──────── SOURCE EXCERPT ────────
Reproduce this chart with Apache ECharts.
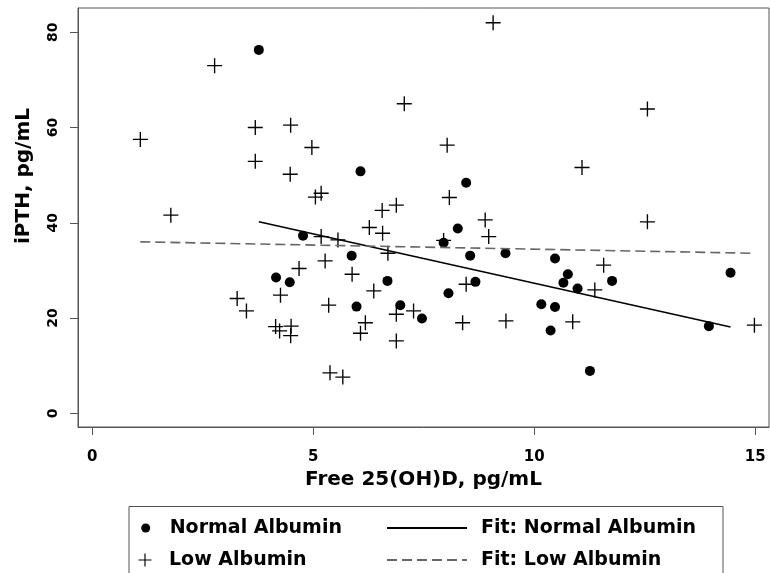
<!DOCTYPE html>
<html>
<head>
<meta charset="utf-8">
<script src="https://cdn.jsdelivr.net/npm/echarts@6/dist/echarts.min.js"></script>
<style>html,body{margin:0;padding:0;background:#fff;}#c{width:770px;height:573px;}</style>
</head>
<body>
<div id="c"></div>
<script>
// Normal Albumin (dots)
const normalX = [3.77, 6.07, 8.46, 8.27, 4.77, 5.87, 4.16, 4.47, 6.68, 5.98, 6.97, 7.46, 7.95, 8.55, 9.35, 10.47, 10.76, 10.66, 10.98, 11.76, 14.44, 8.67, 8.06, 10.16, 10.47, 10.37, 11.26, 13.95];
const normalY = [76.3, 50.8, 48.4, 38.8, 37.3, 33.1, 28.5, 27.5, 27.8, 22.4, 22.7, 19.9, 35.8, 33.1, 33.6, 32.5, 29.2, 27.4, 26.2, 27.8, 29.5, 27.6, 25.2, 22.9, 22.3, 17.4, 8.9, 18.3];
// Low Albumin (plus)
const lowX = [1.09, 2.77, 3.69, 4.49, 4.97, 3.69, 4.48, 5.05, 5.18, 1.78, 6.56, 6.88, 7.06, 9.07, 12.56, 8.03, 11.08, 8.08, 8.89, 12.56, 6.27, 5.18, 5.56, 6.57, 6.69, 5.27, 4.68, 5.88, 6.37, 4.26, 3.28, 3.49, 5.35, 6.88, 6.18, 6.07, 4.15, 4.24, 4.50, 4.49, 6.88, 5.38, 5.67, 8.97, 7.95, 11.57, 11.37, 8.46, 8.38, 9.36, 10.87, 14.98, 7.27];
const lowY = [57.5, 73.0, 60.0, 60.5, 55.8, 52.9, 50.2, 45.4, 46.2, 41.6, 42.6, 43.7, 65.0, 82.0, 63.9, 56.3, 51.6, 45.3, 40.6, 40.2, 39.0, 37.1, 36.4, 37.8, 33.6, 32.0, 30.4, 29.2, 25.7, 24.8, 24.1, 21.5, 22.7, 20.8, 19.0, 16.8, 18.2, 17.3, 18.3, 16.3, 15.2, 8.5, 7.6, 37.1, 36.3, 31.1, 25.9, 27.1, 19.0, 19.4, 19.2, 18.5, 21.5];
// Fit lines (endpoints)
const fitNormalX = [3.77, 14.44];
const fitNormalY = [40.2, 18.1];
const fitLowX = [1.09, 14.98];
const fitLowY = [36.0, 33.6];
// Ticks
const xTicks = [0, 5, 10, 15];
const yTicks = [0, 20, 40, 60, 80];

const zip = (a, b) => a.map((v, i) => [v, b[i]]);
const PLUS = 'path://M45.5,0H54.5V45.5H100V54.5H54.5V100H45.5V54.5H0V45.5H45.5Z';
const FONT = 'DejaVu Sans';
const AX = '#555';

const chart = echarts.init(document.getElementById('c'), null, {renderer: 'canvas'});
const legendText = {fontFamily: FONT, fontWeight: 'bold', fontSize: 19, color: '#000', lineHeight: 22};
const hideSym = {color: 'transparent', borderColor: 'transparent', borderWidth: 0, opacity: 0};
chart.setOption({
  animation: false,
  backgroundColor: '#fff',
  grid: {left: 78, top: 8, width: 691, height: 419, show: true, borderColor: AX, borderWidth: 1, backgroundColor: 'transparent'},
  xAxis: {
    type: 'value', min: -0.32, max: 15.31,
    name: 'Free 25(OH)D, pg/mL', nameLocation: 'middle', nameGap: 36,
    nameTextStyle: {fontFamily: FONT, fontWeight: 'bold', fontSize: 20, color: '#000'},
    splitLine: {show: false},
    axisLine: {show: true, onZero: false, lineStyle: {color: AX, width: 1}},
    axisTick: {show: true, length: 8, lineStyle: {color: AX}, customValues: xTicks},
    axisLabel: {margin: 23, fontFamily: FONT, fontWeight: 'bold', fontSize: 15, color: '#000', customValues: xTicks}
  },
  yAxis: {
    type: 'value', min: -2.88, max: 85.1,
    name: 'iPTH, pg/mL', nameLocation: 'middle', nameGap: 44,
    nameTextStyle: {fontFamily: FONT, fontWeight: 'bold', fontSize: 20, color: '#000', padding: [0, 0, 0, 83]},
    splitLine: {show: false},
    axisLine: {show: true, onZero: false, lineStyle: {color: AX, width: 1}},
    axisTick: {show: true, length: 8, lineStyle: {color: AX}, customValues: yTicks},
    axisLabel: {rotate: 90, margin: 18, fontFamily: FONT, fontWeight: 'bold', fontSize: 14, color: '#000', customValues: yTicks}
  },
  legend: [
    {data: ['Normal Albumin'], left: 141.2, top: 517, padding: 0, itemWidth: 38, itemHeight: 9, textStyle: legendText, selectedMode: false},
    {data: ['Low Albumin'], left: 138.5, top: 549, padding: 0, itemWidth: 38, itemHeight: 13, textStyle: legendText, selectedMode: false},
    {data: ['Fit: Normal Albumin'], left: 386, top: 517, padding: 0, itemWidth: 80, itemHeight: 12, itemStyle: hideSym, textStyle: Object.assign({}, legendText, {padding: [0, 0, 0, 9]}), selectedMode: false},
    {data: ['Fit: Low Albumin'], left: 386, top: 549, padding: 0, itemWidth: 80, itemHeight: 12, itemStyle: hideSym, textStyle: Object.assign({}, legendText, {padding: [0, 0, 0, 9]}), selectedMode: false}
  ],
  graphic: [{
    type: 'rect', left: 126.5, top: 504, silent: true,
    shape: {width: 594, height: 80},
    style: {fill: 'none', stroke: AX, lineWidth: 1}
  }],
  series: [
    {name: 'Normal Albumin', type: 'scatter', data: zip(normalX, normalY), symbol: 'circle', symbolSize: 10,
      itemStyle: {color: '#000', opacity: 1}, z: 3},
    {name: 'Low Albumin', type: 'scatter', data: zip(lowX, lowY), symbol: PLUS, symbolSize: 15,
      itemStyle: {color: '#000', opacity: 1}, z: 3},
    {name: 'Fit: Normal Albumin', type: 'line', data: zip(fitNormalX, fitNormalY), symbol: 'none', showSymbol: false,
      lineStyle: {color: '#000', width: 1.6, type: 'solid'}, itemStyle: {color: '#000'}, z: 4},
    {name: 'Fit: Low Albumin', type: 'line', data: zip(fitLowX, fitLowY), symbol: 'none', showSymbol: false,
      lineStyle: {color: '#666', width: 1.6, type: [10, 5]}, itemStyle: {color: '#666'}, z: 4}
  ]
});
</script>
</body>
</html>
────────
# [WORK TO COMPLETE]
Give the data again exactly as written, with all pictures left out.

# [RESULT FOR THIS TASK]
Reproduce this chart with Apache ECharts.
<!DOCTYPE html>
<html>
<head>
<meta charset="utf-8">
<script src="https://cdn.jsdelivr.net/npm/echarts@6/dist/echarts.min.js"></script>
<style>html,body{margin:0;padding:0;background:#fff;}#c{width:770px;height:573px;}</style>
</head>
<body>
<div id="c"></div>
<script>
// Normal Albumin (dots)
const normalX = [3.77, 6.07, 8.46, 8.27, 4.77, 5.87, 4.16, 4.47, 6.68, 5.98, 6.97, 7.46, 7.95, 8.55, 9.35, 10.47, 10.76, 10.66, 10.98, 11.76, 14.44, 8.67, 8.06, 10.16, 10.47, 10.37, 11.26, 13.95];
const normalY = [76.3, 50.8, 48.4, 38.8, 37.3, 33.1, 28.5, 27.5, 27.8, 22.4, 22.7, 19.9, 35.8, 33.1, 33.6, 32.5, 29.2, 27.4, 26.2, 27.8, 29.5, 27.6, 25.2, 22.9, 22.3, 17.4, 8.9, 18.3];
// Low Albumin (plus)
const lowX = [1.09, 2.77, 3.69, 4.49, 4.97, 3.69, 4.48, 5.05, 5.18, 1.78, 6.56, 6.88, 7.06, 9.07, 12.56, 8.03, 11.08, 8.08, 8.89, 12.56, 6.27, 5.18, 5.56, 6.57, 6.69, 5.27, 4.68, 5.88, 6.37, 4.26, 3.28, 3.49, 5.35, 6.88, 6.18, 6.07, 4.15, 4.24, 4.50, 4.49, 6.88, 5.38, 5.67, 8.97, 7.95, 11.57, 11.37, 8.46, 8.38, 9.36, 10.87, 14.98, 7.27];
const lowY = [57.5, 73.0, 60.0, 60.5, 55.8, 52.9, 50.2, 45.4, 46.2, 41.6, 42.6, 43.7, 65.0, 82.0, 63.9, 56.3, 51.6, 45.3, 40.6, 40.2, 39.0, 37.1, 36.4, 37.8, 33.6, 32.0, 30.4, 29.2, 25.7, 24.8, 24.1, 21.5, 22.7, 20.8, 19.0, 16.8, 18.2, 17.3, 18.3, 16.3, 15.2, 8.5, 7.6, 37.1, 36.3, 31.1, 25.9, 27.1, 19.0, 19.4, 19.2, 18.5, 21.5];
// Fit lines (endpoints)
const fitNormalX = [3.77, 14.44];
const fitNormalY = [40.2, 18.1];
const fitLowX = [1.09, 14.98];
const fitLowY = [36.0, 33.6];
// Ticks
const xTicks = [0, 5, 10, 15];
const yTicks = [0, 20, 40, 60, 80];

const zip = (a, b) => a.map((v, i) => [v, b[i]]);
const PLUS = 'path://M45.5,0H54.5V45.5H100V54.5H54.5V100H45.5V54.5H0V45.5H45.5Z';
const FONT = 'DejaVu Sans';
const AX = '#555';

const chart = echarts.init(document.getElementById('c'), null, {renderer: 'canvas'});
const legendText = {fontFamily: FONT, fontWeight: 'bold', fontSize: 19, color: '#000', lineHeight: 22};
const hideSym = {color: 'transparent', borderColor: 'transparent', borderWidth: 0, opacity: 0};
chart.setOption({
  animation: false,
  backgroundColor: '#fff',
  grid: {left: 78, top: 8, width: 691, height: 419, show: true, borderColor: AX, borderWidth: 1, backgroundColor: 'transparent'},
  xAxis: {
    type: 'value', min: -0.32, max: 15.31,
    name: 'Free 25(OH)D, pg/mL', nameLocation: 'middle', nameGap: 36,
    nameTextStyle: {fontFamily: FONT, fontWeight: 'bold', fontSize: 20, color: '#000'},
    splitLine: {show: false},
    axisLine: {show: true, onZero: false, lineStyle: {color: AX, width: 1}},
    axisTick: {show: true, length: 8, lineStyle: {color: AX}, customValues: xTicks},
    axisLabel: {margin: 23, fontFamily: FONT, fontWeight: 'bold', fontSize: 15, color: '#000', customValues: xTicks}
  },
  yAxis: {
    type: 'value', min: -2.88, max: 85.1,
    name: 'iPTH, pg/mL', nameLocation: 'middle', nameGap: 44,
    nameTextStyle: {fontFamily: FONT, fontWeight: 'bold', fontSize: 20, color: '#000', padding: [0, 0, 0, 83]},
    splitLine: {show: false},
    axisLine: {show: true, onZero: false, lineStyle: {color: AX, width: 1}},
    axisTick: {show: true, length: 8, lineStyle: {color: AX}, customValues: yTicks},
    axisLabel: {rotate: 90, margin: 18, fontFamily: FONT, fontWeight: 'bold', fontSize: 14, color: '#000', customValues: yTicks}
  },
  legend: [
    {data: ['Normal Albumin'], left: 141.2, top: 517, padding: 0, itemWidth: 38, itemHeight: 9, textStyle: legendText, selectedMode: false},
    {data: ['Low Albumin'], left: 138.5, top: 549, padding: 0, itemWidth: 38, itemHeight: 13, textStyle: legendText, selectedMode: false},
    {data: ['Fit: Normal Albumin'], left: 386, top: 517, padding: 0, itemWidth: 80, itemHeight: 12, itemStyle: hideSym, textStyle: Object.assign({}, legendText, {padding: [0, 0, 0, 9]}), selectedMode: false},
    {data: ['Fit: Low Albumin'], left: 386, top: 549, padding: 0, itemWidth: 80, itemHeight: 12, itemStyle: hideSym, textStyle: Object.assign({}, legendText, {padding: [0, 0, 0, 9]}), selectedMode: false}
  ],
  graphic: [{
    type: 'rect', left: 126.5, top: 504, silent: true,
    shape: {width: 594, height: 80},
    style: {fill: 'none', stroke: AX, lineWidth: 1}
  }],
  series: [
    {name: 'Normal Albumin', type: 'scatter', data: zip(normalX, normalY), symbol: 'circle', symbolSize: 10,
      itemStyle: {color: '#000', opacity: 1}, z: 3},
    {name: 'Low Albumin', type: 'scatter', data: zip(lowX, lowY), symbol: PLUS, symbolSize: 15,
      itemStyle: {color: '#000', opacity: 1}, z: 3},
    {name: 'Fit: Normal Albumin', type: 'line', data: zip(fitNormalX, fitNormalY), symbol: 'none', showSymbol: false,
      lineStyle: {color: '#000', width: 1.6, type: 'solid'}, itemStyle: {color: '#000'}, z: 4},
    {name: 'Fit: Low Albumin', type: 'line', data: zip(fitLowX, fitLowY), symbol: 'none', showSymbol: false,
      lineStyle: {color: '#666', width: 1.6, type: [10, 5]}, itemStyle: {color: '#666'}, z: 4}
  ]
});
</script>
</body>
</html>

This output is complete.